** START OF Data shown **
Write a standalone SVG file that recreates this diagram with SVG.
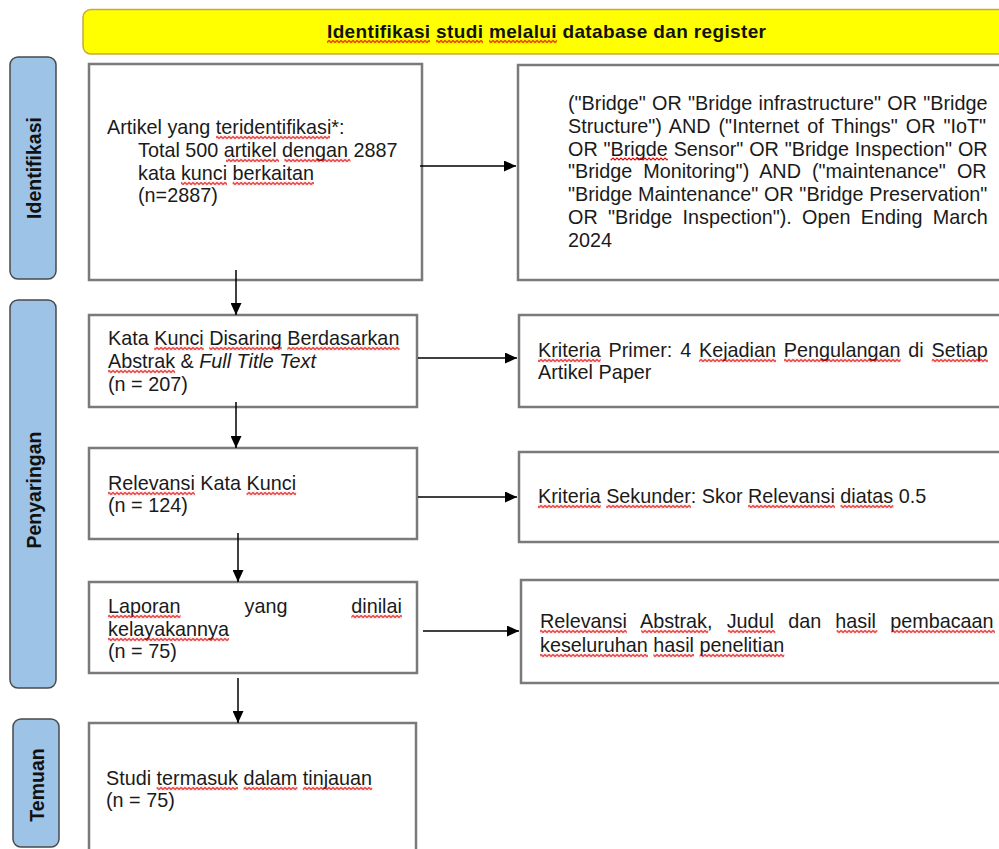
<svg xmlns="http://www.w3.org/2000/svg" width="999" height="849" viewBox="0 0 999 849">
<style>
text{font-family:"Liberation Sans",Arial,sans-serif;font-size:19.8px;fill:#1a1a1a}
.lbl{font-weight:bold;font-size:19.5px;fill:#111}
.hdr{font-weight:bold;font-size:19px;fill:#111}
.side{fill:#9DC3E6;stroke:#4a4a4a;stroke-width:1.5}
.box{fill:#fff;stroke:#7a7a7a;stroke-width:2.5}
.sq rect{fill:url(#wave)}
.con{stroke:#000;stroke-width:1.5;fill:none;marker-end:url(#ah)}
</style>
<defs>
<marker id="ah" markerUnits="userSpaceOnUse" markerWidth="12" markerHeight="11" refX="12" refY="5.5" orient="auto">
<path d="M0,0 L12,5.5 L0,11 z" fill="#000"/>
</marker>
<pattern id="wave" patternUnits="userSpaceOnUse" width="4" height="4">
<path d="M-1,3 L1,1 L3,3 L5,1" fill="none" stroke="#e00000" stroke-width="1.1"/>
</pattern>
</defs>
<rect width="999" height="849" fill="#fff"/>

<g id="header">
<rect x="83" y="9.5" width="930" height="44.5" rx="8" fill="#FFFF00" stroke="#C9A640" stroke-width="1.5"/>
<text class="hdr" x="327" y="38" textLength="439" lengthAdjust="spacing">Identifikasi studi melalui database dan register</text>
<g class="sq" transform="translate(0,39.5)"><rect x="327" width="103" height="4"/><rect x="436" width="47" height="4"/><rect x="489" width="68" height="4"/></g>
</g>

<g id="lbl-identifikasi">
<rect class="side" x="10" y="57" width="46" height="222" rx="8"/>
<text class="lbl" transform="translate(41,168) rotate(-90)" text-anchor="middle">Identifikasi</text>
</g>
<g id="lbl-penyaringan">
<rect class="side" x="10" y="300" width="46" height="388" rx="8"/>
<text class="lbl" transform="translate(41,490) rotate(-90)" text-anchor="middle">Penyaringan</text>
</g>
<g id="lbl-temuan">
<rect class="side" x="13" y="719" width="46" height="128" rx="8"/>
<text class="lbl" transform="translate(44,785) rotate(-90)" text-anchor="middle">Temuan</text>
</g>

<g id="n-artikel">
<rect class="box" x="89" y="64" width="333" height="216"/>
<text x="107" y="134">Artikel yang teridentifikasi*:</text>
<text x="138" y="157">Total 500 artikel dengan 2887</text>
<text x="138" y="180">kata kunci berkaitan</text>
<text x="138" y="202">(n=2887)</text>
<g class="sq" transform="translate(0,135.5)"><rect x="216" width="114" height="4"/></g>
<g class="sq" transform="translate(0,158.5)"><rect x="226" width="53" height="4"/><rect x="284.4" width="66" height="4"/></g>
<g class="sq" transform="translate(0,181.5)"><rect x="181" width="46" height="4"/><rect x="232.6" width="81.4" height="4"/></g>
</g>

<g id="n-query">
<rect class="box" x="518" y="65" width="490" height="215"/>
<text x="568" y="110" word-spacing="0.8">("Bridge" OR "Bridge infrastructure" OR "Bridge</text>
<text x="568" y="132.8" word-spacing="2.5">Structure") AND ("Internet of Things" OR "IoT"</text>
<text x="568" y="155.6" word-spacing="0.38">OR "Brigde Sensor" OR "Bridge Inspection" OR</text>
<text x="568" y="178.4" word-spacing="5.55">"Bridge Monitoring") AND ("maintenance" OR</text>
<text x="568" y="201.2" word-spacing="0.24">"Bridge Maintenance" OR "Bridge Preservation"</text>
<text x="568" y="224" word-spacing="4.82">OR "Bridge Inspection"). Open Ending March</text>
<text x="568" y="246.8">2024</text>
<g class="sq" transform="translate(0,157)"><rect x="610.6" width="57.2" height="4"/></g>
</g>

<g id="n-disaring">
<rect class="box" x="89" y="315" width="328" height="92"/>
<text x="108" y="345">Kata Kunci Disaring Berdasarkan</text>
<text x="108" y="368">Abstrak &amp; <tspan font-style="italic">Full Title Text</tspan></text>
<text x="108" y="391">(n = 207)</text>
<g class="sq" transform="translate(0,346.5)"><rect x="154.2" width="49.5" height="4"/><rect x="209.2" width="72.6" height="4"/><rect x="287.3" width="112.2" height="4"/></g>
<g class="sq" transform="translate(0,369.5)"><rect x="108" width="67.1" height="4"/></g>
</g>

<g id="n-primer">
<rect class="box" x="519" y="315" width="490" height="92"/>
<text x="538" y="357" word-spacing="2.37">Kriteria Primer: 4 Kejadian Pengulangan di Setiap</text>
<text x="538" y="379">Artikel Paper</text>
<g class="sq" transform="translate(0,358.5)"><rect x="538" width="62.7" height="4"/><rect x="699.1" width="77" height="4"/><rect x="784" width="116.7" height="4"/><rect x="931.8" width="56.1" height="4"/></g>
</g>

<g id="n-relevansi">
<rect class="box" x="89" y="448" width="328" height="91"/>
<text x="108" y="490">Relevansi Kata Kunci</text>
<text x="108" y="512">(n = 124)</text>
<g class="sq" transform="translate(0,491.5)"><rect x="108" width="86.9" height="4"/><rect x="246.6" width="49.5" height="4"/></g>
</g>

<g id="n-sekunder">
<rect class="box" x="519" y="452" width="490" height="90"/>
<text x="538" y="503">Kriteria Sekunder: Skor Relevansi diatas 0.5</text>
<g class="sq" transform="translate(0,504.5)"><rect x="538" width="62.7" height="4"/><rect x="606.2" width="84.7" height="4"/><rect x="748.1" width="86.9" height="4"/><rect x="840.5" width="52.8" height="4"/></g>
</g>

<g id="n-laporan">
<rect class="box" x="89" y="582" width="328" height="91"/>
<text x="108" y="613" word-spacing="58.4">Laporan yang dinilai</text>
<text x="108" y="636">kelayakannya</text>
<text x="108" y="658">(n = 75)</text>
<g class="sq" transform="translate(0,614.5)"><rect x="108" width="72.6" height="4"/><rect x="351.3" width="50.6" height="4"/></g>
<g class="sq" transform="translate(0,637.5)"><rect x="108" width="121" height="4"/></g>
</g>

<g id="n-abstrak">
<rect class="box" x="521" y="580" width="490" height="103"/>
<text x="540" y="628" word-spacing="8.68">Relevansi Abstrak, Judul dan hasil pembacaan</text>
<text x="540" y="652">keseluruhan hasil penelitian</text>
<g class="sq" transform="translate(0,629.5)"><rect x="540" width="86.9" height="4"/><rect x="641.1" width="67.1" height="4"/><rect x="727.9" width="47.3" height="4"/><rect x="836.6" width="40.7" height="4"/><rect x="891.5" width="103.5" height="4"/></g>
<g class="sq" transform="translate(0,653.5)"><rect x="540" width="107.9" height="4"/><rect x="653.4" width="40.7" height="4"/><rect x="699.6" width="84.7" height="4"/></g>
</g>

<g id="n-studi">
<rect class="box" x="89" y="723" width="327" height="140"/>
<text x="106" y="785">Studi termasuk dalam tinjauan</text>
<text x="106" y="807">(n = 75)</text>
<g class="sq" transform="translate(0,786.5)"><rect x="156.6" width="81.4" height="4"/><rect x="243.5" width="53.9" height="4"/><rect x="302.9" width="69.3" height="4"/></g>
</g>

<g id="connectors">
<line class="con" x1="420" y1="166" x2="516" y2="166"/>
<line class="con" x1="236" y1="270" x2="236" y2="315"/>
<line class="con" x1="236" y1="402" x2="236" y2="448"/>
<line class="con" x1="418" y1="358" x2="517" y2="358"/>
<line class="con" x1="418" y1="497" x2="517" y2="497"/>
<line class="con" x1="238" y1="533" x2="238" y2="582"/>
<line class="con" x1="423" y1="631" x2="519" y2="631"/>
<line class="con" x1="238" y1="678" x2="238" y2="723"/>
</g>
</svg>
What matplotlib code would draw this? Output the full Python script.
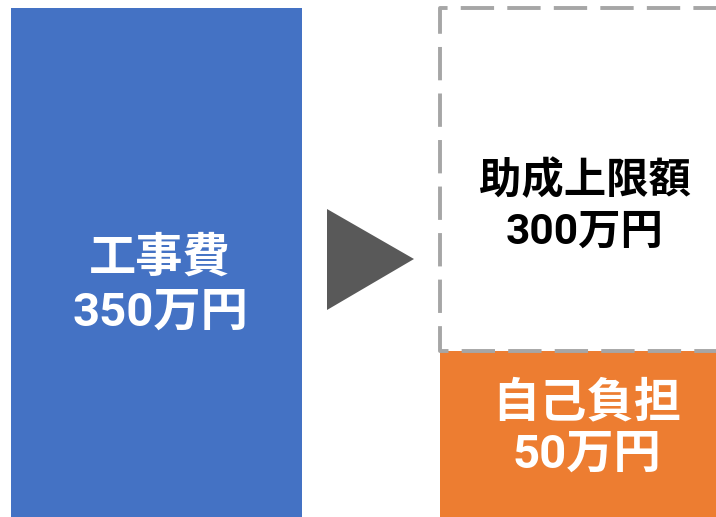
import matplotlib
matplotlib.use("Agg")
import matplotlib.pyplot as plt
from matplotlib.patches import Rectangle, Polygon

plt.rcParams['font.family'] = ['Noto Sans CJK JP', 'DejaVu Sans']
plt.rcParams['lines.scale_dashes'] = False

# data
labels = ["工事費", "助成上限額", "自己負担"]
amounts = [350, 300, 50]
unit = "万円"
colors = ["#4472C4", "#FFFFFF", "#ED7D31"]
text_colors = ["white", "black", "white"]

fig = plt.figure(figsize=(7.16, 5.17), dpi=100)
ax = fig.add_axes([0, 0, 1, 1])
ax.set_xlim(0, 716)
ax.set_ylim(517, 0)
ax.axis("off")

# 工事費 box
ax.add_patch(Rectangle((11, 8), 291, 515, color=colors[0], lw=0))

# arrow
ax.add_patch(Polygon([(327, 209), (327, 310), (414, 259)], closed=True,
                     color="#595959", lw=0))

# 自己負担 box
ax.add_patch(Rectangle((440, 351), 280, 170, color=colors[2], lw=0))

# 助成上限額 dashed box (open to the right)
ax.plot([740, 440, 440, 740], [8, 8, 351, 351], color="#A6A6A6", lw=2.8,
        linestyle=(7, (24, 9.5)), solid_capstyle="butt")

boxes = [(160, 258, 313, 34), (585, 181, 232, 30.5), (587, 402, 455, 34)]
for i, (x, y1, y2, fs) in enumerate(boxes):
    ax.text(x, y1, labels[i], ha="center", va="center", fontsize=fs,
            fontweight="bold", color=text_colors[i])
    ax.text(x, y2, f"{amounts[i]}{unit}", ha="center", va="center", fontsize=fs,
            fontweight="bold", color=text_colors[i],
            family=['Roboto', 'Noto Sans CJK JP'])

fig.savefig("out.png", dpi=100)
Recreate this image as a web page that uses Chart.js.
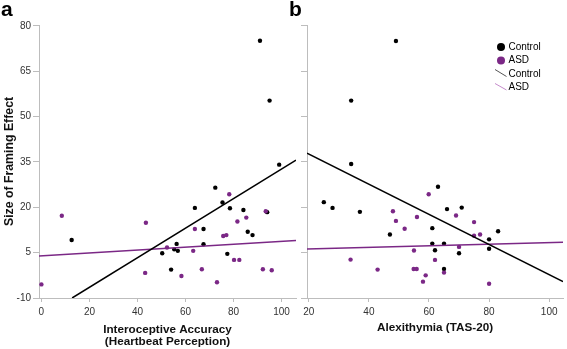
<!DOCTYPE html>
<html>
<head>
<meta charset="utf-8">
<script src="https://cdn.jsdelivr.net/npm/chart.js@4/dist/chart.umd.min.js"></script>
<style>
  html, body { margin: 0; padding: 0; background: #fff; }
  #wrap { position: relative; width: 567px; height: 349px; overflow: hidden; }
  canvas { position: absolute; top: 0; }
</style>
</head>
<body>
<div id="wrap">
  <canvas id="panelA" width="300" height="349" style="left:0"></canvas>
  <canvas id="panelB" width="281" height="349" style="left:286px"></canvas>
</div>
<script>
// tick labels
const yTicks = [-10, 5, 20, 35, 50, 65, 80];
const xTicksA = [0, 20, 40, 60, 80, 100];
const xTicksB = [20, 40, 60, 80, 100];

// panel a: interoceptive accuracy vs framing effect  [x, y]
const accControl = [[12.6, 9.2], [50.3, 4.8], [54.0, -0.6], [55.3, 6.1], [56.3, 7.9], [56.8, 5.6],
  [63.9, 19.8], [67.5, 12.8], [67.5, 7.8], [72.4, 26.5], [75.4, 21.6], [77.4, 4.6], [78.5, 19.7],
  [84.1, 19.1], [85.9, 11.9], [87.9, 10.8], [91.0, 75.1], [94.0, 18.4], [95.0, 55.3], [99.0, 34.1]];
const accASD = [[0, -5.5], [8.5, 17.2], [43.2, -1.7], [43.5, 14.9], [52.3, 6.7], [58.3, -2.7],
  [63.2, 5.6], [63.9, 12.8], [66.8, -0.5], [73.1, -4.8], [75.7, 10.5], [77.0, 10.8], [78.2, 24.3],
  [80.2, 2.6], [81.6, 15.3], [82.4, 2.6], [85.3, 16.6], [92.2, -0.5], [93.4, 18.7], [95.9, -0.8]];
const accControlFit = [[12.8, -10], [106, 35.6]];
const accASDFit = [[-1, 3.9], [106, 9.0]];

// panel b: alexithymia vs framing effect  [x, y]
const alexControl = [[25.0, 21.7], [27.9, 19.8], [34.1, 55.3], [34.1, 34.3], [37.0, 18.5], [47.0, 11.0],
  [49.0, 75.0], [61.1, 13.1], [61.1, 8.0], [62.0, 5.8], [63.0, 26.8], [65.0, 8.0], [65.0, -0.4],
  [66.0, 19.4], [70.0, 4.8], [70.9, 19.9], [80.0, 9.4], [80.0, 6.3], [83.0, 12.1]];
const alexASD = [[33.9, 2.7], [42.9, -0.6], [48.0, 18.7], [49.0, 15.5], [51.9, 12.9], [55.0, 5.7],
  [54.9, -0.4], [55.9, -0.4], [56.0, 16.8], [58.9, -2.5], [58.0, -4.6], [59.9, 24.3], [62.0, 2.6],
  [65.0, -1.6], [69.0, 17.3], [70.0, 6.9], [75.0, 15.1], [75.0, 10.6], [77.0, 11.0], [80.0, -5.3]];
const alexControlFit = [[19.4, 37.9], [104.6, -4.6]];
const alexASDFit = [[19.4, 6.2], [104.6, 8.4]];

const BLACK = '#000000';
const PURPLE = '#7b2886';
const AXIS = '#bdbdbd';
const FONT = '"Liberation Sans", Arial, sans-serif';

const pts = arr => arr.map(p => ({ x: p[0], y: p[1] }));

function makeDatasets(ctrl, asd, ctrlFit, asdFit) {
  return [
    { label: 'Control', data: pts(ctrlFit), showLine: true, borderColor: BLACK, borderWidth: 1.5, pointRadius: 0 },
    { label: 'ASD', data: pts(asdFit), showLine: true, borderColor: PURPLE, borderWidth: 1.5, pointRadius: 0 },
    { label: 'ASD', data: pts(asd), backgroundColor: PURPLE, borderWidth: 0, pointRadius: 2.2 },
    { label: 'Control', data: pts(ctrl), backgroundColor: BLACK, borderWidth: 0, pointRadius: 2.2 }
  ];
}

// panel letter + optional legend drawn on the canvas
const panelLabel = {
  id: 'panelLabel',
  afterDraw(chart, args, opts) {
    const ctx = chart.ctx;
    ctx.save();
    ctx.fillStyle = '#000';
    ctx.font = 'bold 21px ' + FONT;
    ctx.textBaseline = 'alphabetic';
    ctx.fillText(opts.text, opts.x, 16);
    if (opts.legend) {
      const lx = opts.legendX;
      ctx.font = '10px ' + FONT;
      ctx.textBaseline = 'middle';
      ctx.beginPath(); ctx.arc(lx + 6, 47, 4, 0, Math.PI * 2); ctx.fillStyle = BLACK; ctx.fill();
      ctx.beginPath(); ctx.arc(lx + 6, 60.5, 4, 0, Math.PI * 2); ctx.fillStyle = PURPLE; ctx.fill();
      ctx.lineWidth = 1;
      ctx.strokeStyle = '#555';
      ctx.beginPath(); ctx.moveTo(lx, 69.5); ctx.lineTo(lx + 11.5, 76.5); ctx.stroke();
      ctx.strokeStyle = '#c58bcb';
      ctx.beginPath(); ctx.moveTo(lx, 83.5); ctx.lineTo(lx + 11.5, 90); ctx.stroke();
      ctx.fillStyle = '#000';
      ctx.fillText('Control', lx + 13.5, 47);
      ctx.fillText('ASD', lx + 13.5, 60.5);
      ctx.fillText('Control', lx + 13.5, 74);
      ctx.fillText('ASD', lx + 13.5, 87.5);
    }
    ctx.restore();
  }
};

function makeConfig(datasets, xMin, xMax, xTicks, yWidth, showY, xTitle, titlePad, rightPad, label) {
  return {
    type: 'scatter',
    data: { datasets: datasets },
    plugins: [panelLabel],
    options: {
      responsive: false,
      animation: false,
      layout: { padding: { top: 25, right: rightPad, left: 0, bottom: 0 } },
      plugins: {
        legend: { display: false },
        tooltip: { enabled: false },
        panelLabel: label
      },
      scales: {
        x: {
          type: 'linear',
          min: xMin,
          max: xMax,
          afterBuildTicks: s => { s.ticks = xTicks.map(v => ({ value: v })); },
          afterFit: s => { s.height = 51; },
          grid: { drawOnChartArea: false, drawTicks: true, tickLength: 4, color: AXIS },
          border: { color: AXIS, width: 1 },
          ticks: { color: '#333', padding: 4, maxRotation: 0, font: { family: FONT, size: 10 } },
          title: {
            display: true, text: xTitle, color: '#111',
            font: { family: FONT, size: 11.7, weight: 'bold', lineHeight: 1 },
            padding: { top: 0, bottom: titlePad }
          }
        },
        y: {
          type: 'linear',
          min: -10,
          max: 80.3,
          afterBuildTicks: s => { s.ticks = yTicks.map(v => ({ value: v })); },
          afterFit: s => { s.width = yWidth; },
          grid: { drawOnChartArea: false, drawTicks: true, tickLength: 6, color: AXIS },
          border: { color: AXIS, width: 1 },
          ticks: { display: showY, color: '#333', padding: 2, font: { family: FONT, size: 10 } },
          title: {
            display: showY, text: 'Size of Framing Effect', color: '#111',
            font: { family: FONT, size: 12.3, weight: 'bold', lineHeight: 1 },
            padding: { top: 3, bottom: 0 }
          }
        }
      }
    }
  };
}

const configA = makeConfig(
  makeDatasets(accControl, accASD, accControlFit, accASDFit),
  -1, 106, xTicksA, 39, true,
  ['Interoceptive Accuracy', '(Heartbeat Perception)'], 1.5, 2,
  { text: 'a', x: 1, legend: false }
);

const configB = makeConfig(
  makeDatasets(alexControl, alexASD, alexControlFit, alexASDFit),
  19.4, 104.6, xTicksB, 21, false,
  'Alexithymia (TAS-20)', 15, 1,
  { text: 'b', x: 3, legend: true, legendX: 495 - 286 }
);

const chartA = new Chart(document.getElementById('panelA'), configA);
const chartB = new Chart(document.getElementById('panelB'), configB);
</script>
</body>
</html>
** END OF Data shown **
Aim of the task: Which lines contain the word "matplotlib"? Return each of them.

Final answer:
What matplotlib code would draw this? Output the full Python script.
import matplotlib
matplotlib.use("Agg")
import matplotlib.pyplot as plt
from matplotlib.patches import Rectangle, Polygon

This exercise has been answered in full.